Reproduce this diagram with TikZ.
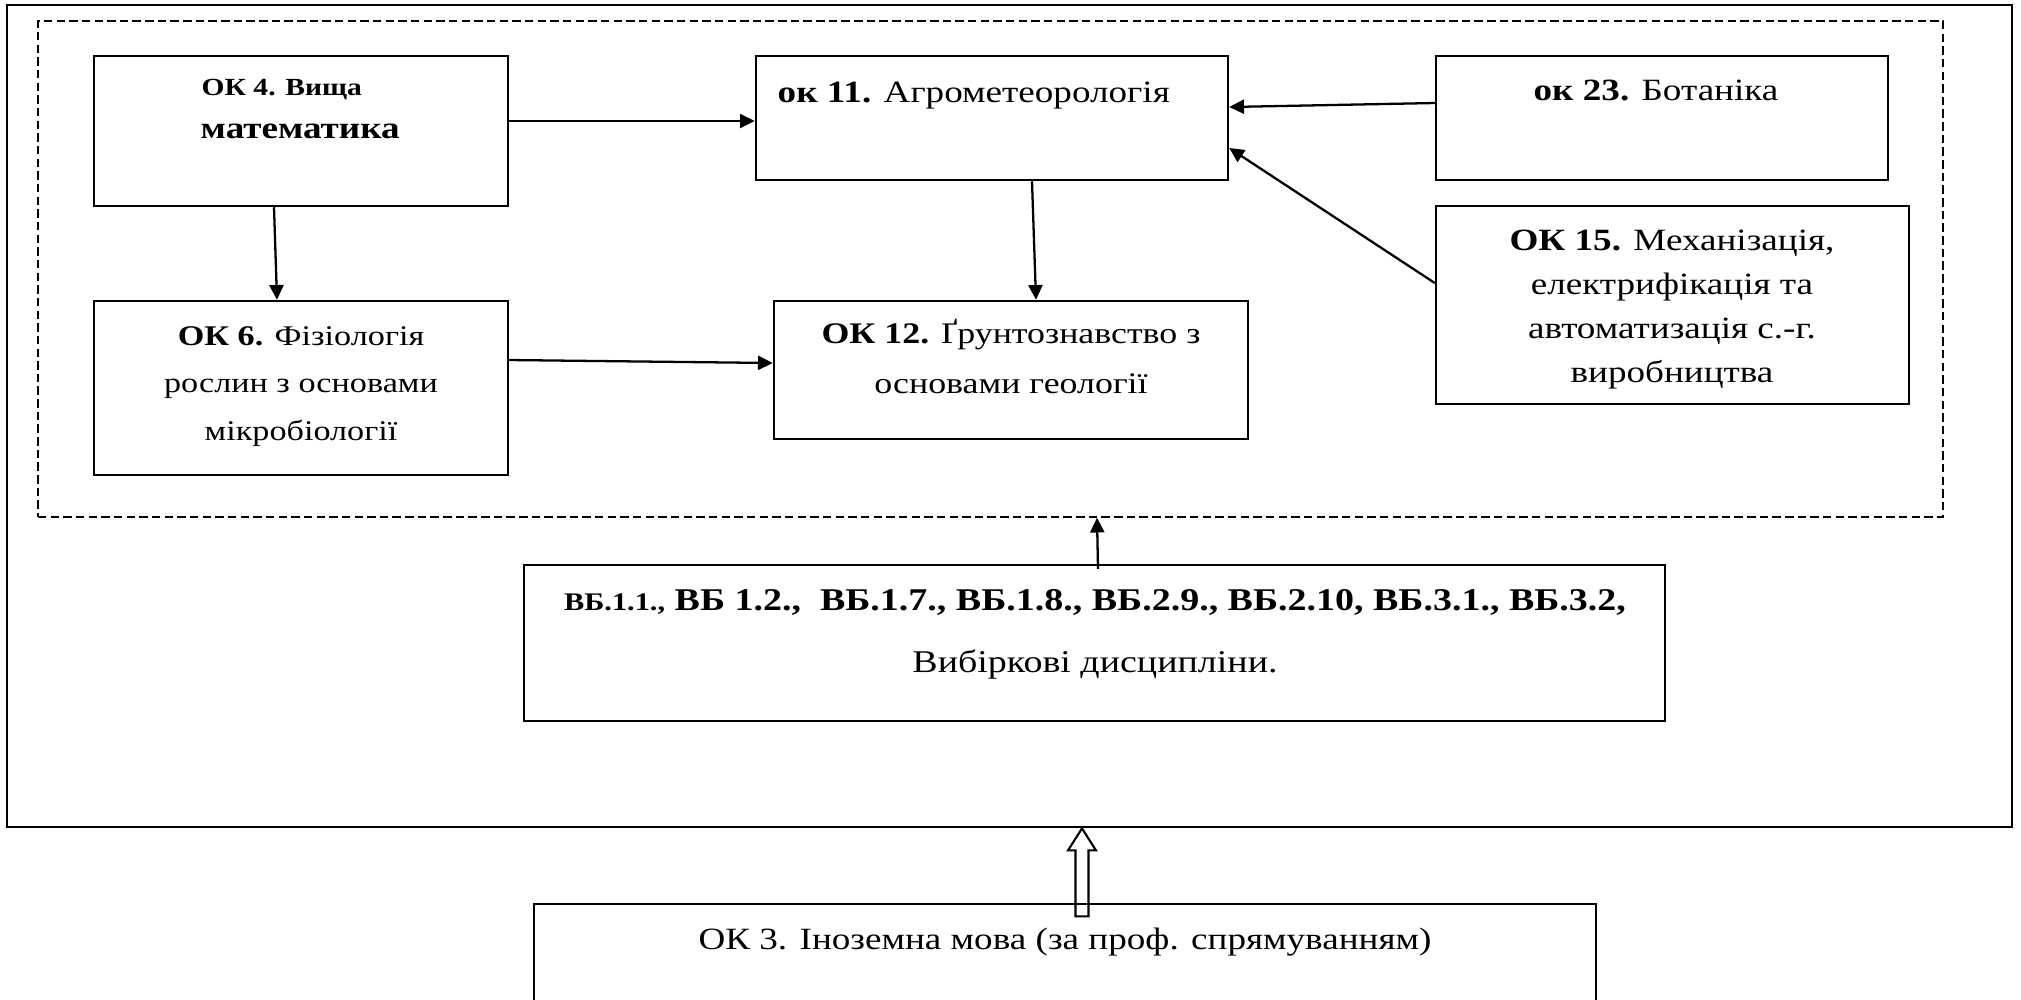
\documentclass[tikz,border=0pt]{standalone}
\usepackage{fontspec}
\setmainfont{Liberation Serif}[FakeStretch=1.2]
\usetikzlibrary{arrows.meta,calc,fit}
\begin{document}
\begin{tikzpicture}[x=0.01cm,y=-0.01cm,
  box/.style={draw, line width=0.7pt, inner sep=0pt},
  grp/.style={draw, line width=0.4pt, dash pattern=on 2.4pt off 1.2pt, inner sep=0pt},
  conn/.style={line width=0.65pt, -{Triangle[length=4.2pt,width=4pt]}},
  txt/.style={inner sep=0pt, align=center, font=\fontsize{8.8}{13}\selectfont},
]
\clip (0,0) rectangle (2021,999);
\fill[white] (0,0) rectangle (2021,999);
% frames
\node[box, line width=0.8pt, fit={(7,5) (2012,827)}] (frame) {};
\node[grp, fit={(38,21) (1943,517)}] (group) {};
% boxes
\node[box, fit={(94,56) (508,206)}] (ok4) {};
\node[box, fit={(94,301) (508,475)}] (ok6) {};
\node[box, fit={(756,56) (1228,180)}] (ok11) {};
\node[box, fit={(774,301) (1248,439)}] (ok12) {};
\node[box, fit={(1436,56) (1888,180)}] (ok23) {};
\node[box, fit={(1436,206) (1909,404)}] (ok15) {};
\node[box, fit={(524,565) (1665,721)}] (vb) {};
\node[box, fit={(534,904) (1596,1040)}] (ok3) {};
% texts (anchor=base sits on the last line's baseline)
\node[anchor=base west, inner sep=0pt, font=\fontsize{7}{8}\selectfont\bfseries] (ok4a) at (201,95) {ОК 4. Вища};
\node[anchor=base west, inner sep=0pt, font=\fontsize{8.8}{10}\selectfont\bfseries] (ok4b) at (200,138) {математика};
\node[txt, anchor=base west] (ok11t) at (777,102) {\textbf{ок 11.} Агрометеорологія};
\node[txt, anchor=base] (ok23t) at (1656,100) {\textbf{ок 23.} Ботаніка};
\node[txt, anchor=base, font=\fontsize{8.8}{12.5}\selectfont] (ok15t) at (1672,382) {\textbf{ОК 15.} Механізація,\\електрифікація та\\автоматизація с.-г.\\виробництва};
\node[txt, anchor=base, font=\fontsize{8.1}{13.4}\selectfont] (ok6t) at (301,440) {\textbf{ОК 6.} Фізіологія\\рослин з основами\\мікробіології};
\node[txt, anchor=base, font=\fontsize{8.5}{14.2}\selectfont] (ok12t) at (1011,393) {\textbf{ОК 12.} Ґрунтознавство з\\основами геології};
\node[txt, anchor=base, font=\fontsize{9}{17.6}\selectfont] (vbt) at (1095,672) {{\fontsize{7.2}{8}\selectfont\bfseries ВБ.1.1.,} \textbf{ВБ 1.2.,\ \ ВБ.1.7., ВБ.1.8., ВБ.2.9., ВБ.2.10, ВБ.3.1., ВБ.3.2,}\\Вибіркові дисципліни.};
\node[txt, anchor=base] (ok3t) at (1065,949) {ОК 3. Іноземна мова (за проф. спрямуванням)};
% connectors
\draw[conn] ($(ok4.east)+(0,-10)$) -- ($(ok11.west)+(0,3)$);
\draw[conn] ($(ok4.south)+(-27,0)$) -- ($(ok6.north)+(-24,0)$);
\draw[conn] ($(ok11.south)+(40,0)$) -- ($(ok12.north)+(25,0)$);
\draw[conn] ($(ok6.east)+(0,-28)$) -- ($(ok12.west)+(0,-7)$);
\draw[conn] ($(ok23.west)+(0,-15)$) -- ($(ok11.east)+(0,-11)$);
\draw[conn] ($(ok15.west)+(0,-22)$) -- ($(ok11.east)+(0,30)$);
\draw[conn] ($(vb.north)+(3.5,5)$) -- ($(group.south)+(106.5,0)$);
% hollow block arrow from ok3 to frame
\coordinate (htip) at ($(frame.south)+(72.5,0)$);
\draw[line width=0.6pt] ($(htip)+(-6.5,88)$) -- ($(htip)+(-6.5,22)$) -- ($(htip)+(-14,22)$) -- (htip) -- ($(htip)+(14,22)$) -- ($(htip)+(6.5,22)$) -- ($(htip)+(6.5,88)$) -- cycle;
\end{tikzpicture}
\end{document}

━━━━━━━━━━━━━━━━━━━━━━━━━━━━━━

= TASK DETAILS =
Take the listing above and restate it word for word, without its pictures.

= TASK ANSWER =
Reproduce this diagram with TikZ.
\documentclass[tikz,border=0pt]{standalone}
\usepackage{fontspec}
\setmainfont{Liberation Serif}[FakeStretch=1.2]
\usetikzlibrary{arrows.meta,calc,fit}
\begin{document}
\begin{tikzpicture}[x=0.01cm,y=-0.01cm,
  box/.style={draw, line width=0.7pt, inner sep=0pt},
  grp/.style={draw, line width=0.4pt, dash pattern=on 2.4pt off 1.2pt, inner sep=0pt},
  conn/.style={line width=0.65pt, -{Triangle[length=4.2pt,width=4pt]}},
  txt/.style={inner sep=0pt, align=center, font=\fontsize{8.8}{13}\selectfont},
]
\clip (0,0) rectangle (2021,999);
\fill[white] (0,0) rectangle (2021,999);
% frames
\node[box, line width=0.8pt, fit={(7,5) (2012,827)}] (frame) {};
\node[grp, fit={(38,21) (1943,517)}] (group) {};
% boxes
\node[box, fit={(94,56) (508,206)}] (ok4) {};
\node[box, fit={(94,301) (508,475)}] (ok6) {};
\node[box, fit={(756,56) (1228,180)}] (ok11) {};
\node[box, fit={(774,301) (1248,439)}] (ok12) {};
\node[box, fit={(1436,56) (1888,180)}] (ok23) {};
\node[box, fit={(1436,206) (1909,404)}] (ok15) {};
\node[box, fit={(524,565) (1665,721)}] (vb) {};
\node[box, fit={(534,904) (1596,1040)}] (ok3) {};
% texts (anchor=base sits on the last line's baseline)
\node[anchor=base west, inner sep=0pt, font=\fontsize{7}{8}\selectfont\bfseries] (ok4a) at (201,95) {ОК 4. Вища};
\node[anchor=base west, inner sep=0pt, font=\fontsize{8.8}{10}\selectfont\bfseries] (ok4b) at (200,138) {математика};
\node[txt, anchor=base west] (ok11t) at (777,102) {\textbf{ок 11.} Агрометеорологія};
\node[txt, anchor=base] (ok23t) at (1656,100) {\textbf{ок 23.} Ботаніка};
\node[txt, anchor=base, font=\fontsize{8.8}{12.5}\selectfont] (ok15t) at (1672,382) {\textbf{ОК 15.} Механізація,\\електрифікація та\\автоматизація с.-г.\\виробництва};
\node[txt, anchor=base, font=\fontsize{8.1}{13.4}\selectfont] (ok6t) at (301,440) {\textbf{ОК 6.} Фізіологія\\рослин з основами\\мікробіології};
\node[txt, anchor=base, font=\fontsize{8.5}{14.2}\selectfont] (ok12t) at (1011,393) {\textbf{ОК 12.} Ґрунтознавство з\\основами геології};
\node[txt, anchor=base, font=\fontsize{9}{17.6}\selectfont] (vbt) at (1095,672) {{\fontsize{7.2}{8}\selectfont\bfseries ВБ.1.1.,} \textbf{ВБ 1.2.,\ \ ВБ.1.7., ВБ.1.8., ВБ.2.9., ВБ.2.10, ВБ.3.1., ВБ.3.2,}\\Вибіркові дисципліни.};
\node[txt, anchor=base] (ok3t) at (1065,949) {ОК 3. Іноземна мова (за проф. спрямуванням)};
% connectors
\draw[conn] ($(ok4.east)+(0,-10)$) -- ($(ok11.west)+(0,3)$);
\draw[conn] ($(ok4.south)+(-27,0)$) -- ($(ok6.north)+(-24,0)$);
\draw[conn] ($(ok11.south)+(40,0)$) -- ($(ok12.north)+(25,0)$);
\draw[conn] ($(ok6.east)+(0,-28)$) -- ($(ok12.west)+(0,-7)$);
\draw[conn] ($(ok23.west)+(0,-15)$) -- ($(ok11.east)+(0,-11)$);
\draw[conn] ($(ok15.west)+(0,-22)$) -- ($(ok11.east)+(0,30)$);
\draw[conn] ($(vb.north)+(3.5,5)$) -- ($(group.south)+(106.5,0)$);
% hollow block arrow from ok3 to frame
\coordinate (htip) at ($(frame.south)+(72.5,0)$);
\draw[line width=0.6pt] ($(htip)+(-6.5,88)$) -- ($(htip)+(-6.5,22)$) -- ($(htip)+(-14,22)$) -- (htip) -- ($(htip)+(14,22)$) -- ($(htip)+(6.5,22)$) -- ($(htip)+(6.5,88)$) -- cycle;
\end{tikzpicture}
\end{document}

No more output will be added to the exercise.